AI Governance Series Part 5/5
- Part 1: AI Didn’t Solve a Problem. It Created an Opportunity.
- Part 2: The Case for Observing AI Data Access
- Part 3: Bring Policy to Data: Why Where You Enforce Controls Is Everything
- Part 4: The Chain of Identity: Why Every AI Action Needs a Human Anchor
The Goal Was Never Restriction
It’s easy to frame data governance as a constraint on AI — a set of guardrails that limit what agents can do in service of security and compliance. That framing is understandable, but it’s wrong.
The goal of agentic AI governance isn’t to slow AI down. It’s to create the conditions under which AI can be trusted to operate at full speed. An agent that has no observation layer, no policy enforcement, and no identity traceability isn’t a more capable agent. It’s an uncontrolled one, and uncontrolled systems don’t get deployed in enterprise environments. They get blocked by security, flagged by compliance, and pulled back by legal.
Governance isn’t the ceiling on what AI can do. It’s the foundation that makes deployment possible in the first place.
What Success Actually Looks Like
When Pillars One, Two, and Three are working together, the outcome is a data environment where AI agents can operate with the same effectiveness and the same accountability as your best employees.
Agents can access the data they need, in the format appropriate for their function, at the access level their role warrants. A customer service agent sees what a customer service representative would see, no more, no less. A fraud detection model gets the signals it needs to do its job without exposing the underlying records. An analytics agent can work across large data sets without the raw PII ever leaving a protected environment.
Anomalous behavior is caught early, not in a post-incident review, but in real time, with a workflow already in place to investigate and respond. Privileged operations are tracked. The 2:27 AM query either has a legitimate explanation attached to it, or it triggers an alert.
Policy is enforced at the source, consistently, across every agent and every data system, not patchworked across application layers that break the moment data moves. When access conditions change, policy updates with them.
And every action has a human anchor. The audit trail is complete. The compliance question, ‘who authorized this?, has an answer.

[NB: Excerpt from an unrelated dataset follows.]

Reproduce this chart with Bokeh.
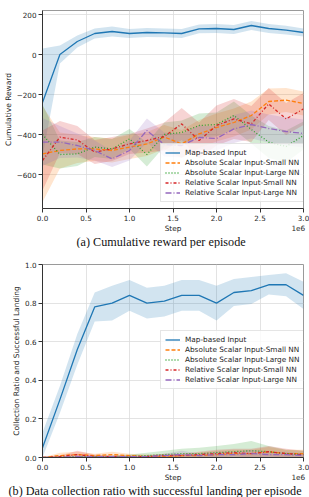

One Posture for Humans and Agents
Perhaps the most important outcome, and the one that gets underappreciated in most governance conversations, is this: the security posture is uniform.
You’re not maintaining one framework for how humans access data and a separate, ad hoc framework for how agents access data. You have one posture, applied consistently, across every actor in your environment. The same controls that govern your employees govern your AI. The same audit trail that covers your people covers your agents.
That uniformity matters operationally, it’s far easier to manage one governance framework than two. It matters for compliance; auditors and regulators can evaluate a single, coherent posture rather than trying to reconcile two different systems. And it matters strategically; as the scope of agentic operations expands, you’re not building new governance infrastructure from scratch. You’re extending what already works.
The Governing Principle
The entire framework comes back to one idea: if you want AI to behave like a human, govern it like one.
The major AI labs are spending trillions of dollars to make models as human-like as possible. The logical extension of that investment, the governance implication, is that the controls you apply to humans should apply to AI as well. Not because it limits what AI can do, but because it’s the only way to extend the same level of institutional trust to an agent that you extend to an employee.
Zero trust, applied universally. Policy at the source, enforced consistently. Identity maintained through every step of every operation. These aren’t theoretical principles. They’re the architecture of an enterprise that’s ready for agentic AI, not just today, but as the technology continues to evolve.
That’s what governing AI like a human looks like. And it’s the only governance model that scales.